Kritiker mögen bemängeln, dass in der Geschichte nicht jede Frage beantwortet wird: Warum A so ist, warum er immer in gleichaltrigen Körpern steckt... Darum geht es aber im Grunde in der Geschichte nicht und die Beantwortung dieser Fragen ist für den Plot eigentlich irrelevant.
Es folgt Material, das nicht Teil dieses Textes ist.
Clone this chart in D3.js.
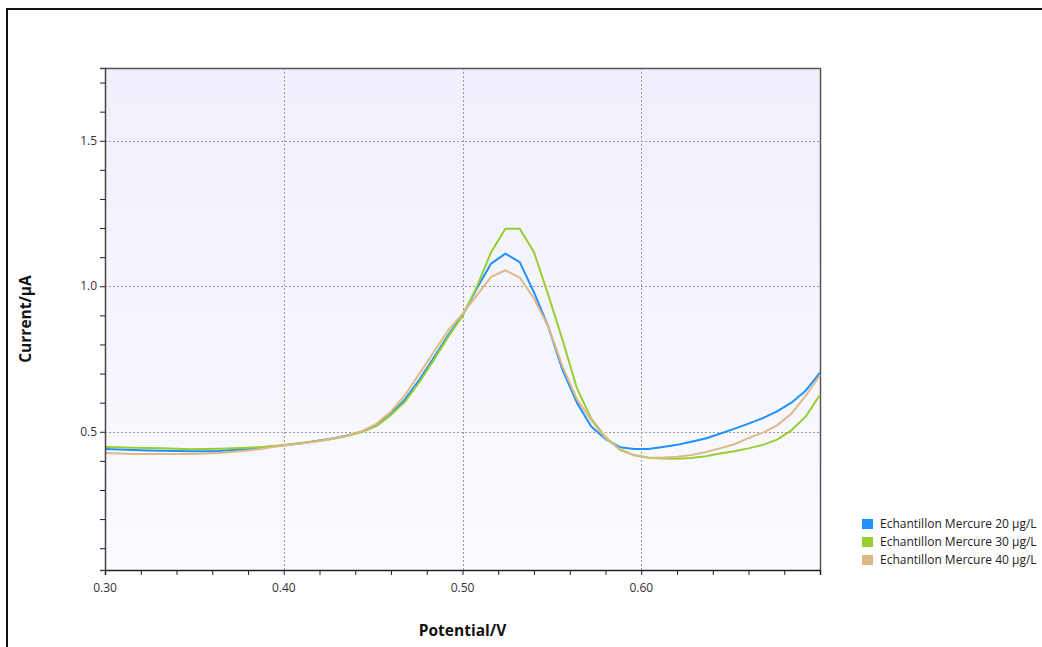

Und weil das Buch an sich eine Besonderheit ist, so stellt auch das Ende eine Besonderheit dar. Eigentlich ist es ein Abschluss, ließe aber möglichen Handlungsspielraum für eine Fortsetzung offen. Ich möchte aber nicht zu viel vorweg nehmen, liest selbst, wenn ihr mögt 😉

Ich kann nur für mich sagen, dass mich der Roman gefesselt hat und ihn ein einem Rutsch durchgelesen habe, um zu erfahren, wie es mit A weitergeht. Wer ist A am nächsten Tag? Was wird er dort erleben? Finden er und Rhiannon zusammen oder nicht? Ja, es ist eine Teenieromanze, aber in der Gesamtsumme ist David Levithan in meinen Augen eine Meisterleistung geglückt, der Plot für mich ein kleines Juwel und ich kann nur eine absolute Kaufempfehlung aussprechen. Es lohnt sich dieses Buch zu lesen. Daher wünsche ich euch viel Spaß dabei und verbleibe mit dem schönen Zitat, welches im Grunde die Kernaussage darstellt:


„Wenn man ins Universum starrt, ist sein Mittelpunkt nur Kälte. Und Leere. Letztendlich sind wir dem Universum egal. Dem Universum und der Zeit.
Deswegen dürfen wir einander nicht egal sein.“(S. 392)


Über den Autor:

David Levithan, geboren 1972, ist Verleger eines der größten Kinder- und Jugendbuchverlage in den USA und Autor vieler erfolgreicher Jugendbücher. Unter anderem „Will &Will“ (gemeinsam mit John Green) und „Two Boys Kissing“. Sein Roman „Letztendlich sind wir dem Universum egal“ erhielt den Deutschen Jugendliteraturpreis 2015 in der Kategorie Jugendjury. Er lebt in Hoboken, New Jersey.



Folgeromane*:


„Letztendlich geht es nur um dich“



*Dieses Buch stellt laut Klappentext die obige Geschichte aus der Sicht von Rhiannon dar.